Now, I've never been very Martha Stewart-ish, but I do okay. I've always loved the idea of forcing bulbs. The Victorians were mad for it and came up with all kinds of clever dishes and containers to do the job. So when my dear friend Hope gave me a basket and some bulbs for Christmas, I thought it was the perfect time to try.
She suggested using a yogurt container, but I didn't have an empty one, so I used a plastic storage container. Hope is one of those amazing women who is born knowing how to do things like force bulbs and throw a gourmet dinner party for eighteen five hours after winning a 10K run. I, however, had to look up instructions on the Internet. The bulbs weren't supposed to come in direct contact with water, so the instructions I found suggested setting them on stones or glass beads and filling the container with just enough water to tease out roots from the bottoms of the bulbs. I couldn't find any glass beads or fetching stones around the house, so I settled on seashells. It seemed like a sensible solution to me.
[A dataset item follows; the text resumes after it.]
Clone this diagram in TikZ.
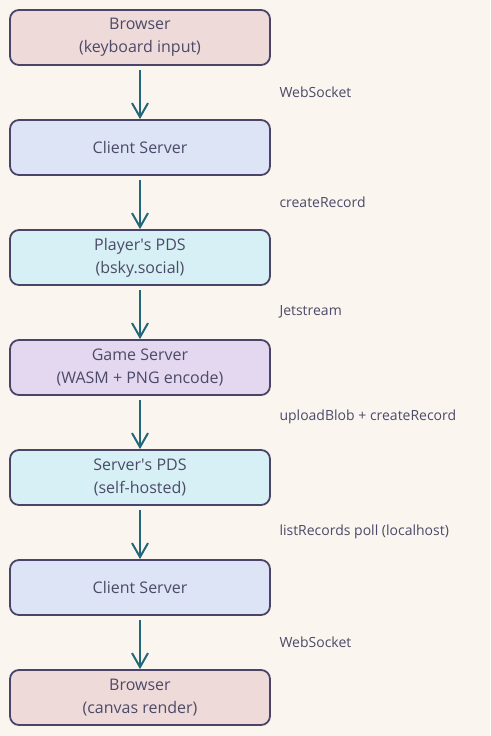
\documentclass[tikz,border=0pt]{standalone}
\usepackage{fontspec}
\setmainfont{Open Sans}
\usetikzlibrary{arrows.meta}
\definecolor{bgcream}{HTML}{FAF5EF}
\definecolor{edgeink}{HTML}{4A4568}
\definecolor{textink}{HTML}{4C4A68}
\definecolor{arrowteal}{HTML}{21687A}
\definecolor{fillrose}{HTML}{EFDADA}
\definecolor{fillsky}{HTML}{DCE4F5}
\definecolor{fillcyan}{HTML}{D6F0F5}
\definecolor{filllilac}{HTML}{E3D8EF}
\tikzset{
	stage/.style={draw=edgeink, line width=1.8pt, rounded corners=9pt,
		minimum width=260pt, minimum height=55pt, align=center,
		text=textink, font=\fontsize{16}{23}\selectfont},
	flow/.style={draw=arrowteal, line width=2pt,
		-{Straight Barb[length=14pt,width=16pt,line width=2pt]}},
	hop/.style={anchor=west, text=textink, font=\fontsize{14}{16}\selectfont}
}

\begin{document}
\begin{tikzpicture}[x=1pt, y=-1pt]
		%%%%% START %%%%%
		
		\fill[bgcream] (0, 0) rectangle (490, 736);
		\useasboundingbox (0, 0) rectangle (490, 736);
		
		\node[stage, fill=fillrose] (browserin) at (140, 37.5) {Browser\\(keyboard input)};
		\node[stage, fill=fillsky] (clientin) at (140, 147.5) {Client Server};
		\node[stage, fill=fillcyan] (playerpds) at (140, 257.5) {Player\textquotesingle s PDS\\(bsky.social)};
		\node[stage, fill=filllilac] (game) at (140, 367.5) {Game Server\\(WASM + PNG encode)};
		\node[stage, fill=fillcyan] (serverpds) at (140, 477.5) {Server\textquotesingle s PDS\\(self-hosted)};
		\node[stage, fill=fillsky] (clientout) at (140, 587.5) {Client Server};
		\node[stage, fill=fillrose] (browserout) at (140, 697.5) {Browser\\(canvas render)};
		
		\draw[flow] (browserin.south) ++(0, 4) -- (clientin.north);
		\draw[flow] (clientin.south) ++(0, 4) -- (playerpds.north);
		\draw[flow] (playerpds.south) ++(0, 4) -- (game.north);
		\draw[flow] (game.south) ++(0, 4) -- (serverpds.north);
		\draw[flow] (serverpds.south) ++(0, 4) -- (clientout.north);
		\draw[flow] (clientout.south) ++(0, 4) -- (browserout.north);
		
		\node[hop] (ws1) at (276, 92) {WebSocket};
		\node[hop] (create) at (276, 202) {createRecord};
		\node[hop] (jet) at (276, 312) {Jetstream};
		\node[hop] (upload) at (276, 417) {uploadBlob + createRecord};
		\node[hop] (poll) at (276, 532) {listRecords poll (localhost)};
		\node[hop] (ws2) at (276, 642) {WebSocket};
		
		%%%%% END %%%%%
	\end{tikzpicture}
\end{document}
This is how they looked after about a week. They rooted awfully fast! (Again, apologies for the fuzziness of the photos. My digital camera eats batteries and doesn't much care to do close-ups.)
The Paperwhites just kept getting taller and taller--freakishly so. When they began to lean, I used twine to bind them together.
When they got way too tall, they would all bend at once, quite near the bulbs. But all I had to do was pull them up, turn them around, and prop them against the wall. This went on for about a week after they bloomed. We laughed about how resilient they were and how weird it was that they never fell out of the container.
Yesterday, I came home to this:
Shells everywhere. Water everywhere. Paperwhites--still bound together--lying in deshabille on the floor.
But here's the weird thing. Look at how the roots worked their way around and into the seashells. In some cases, individual roots threaded themselves through tiny holes as though they had eaten right through the shells. Aggressive, wouldn't you say?
Life reaches out and prevails, even in a plastic storage container. Funny, that.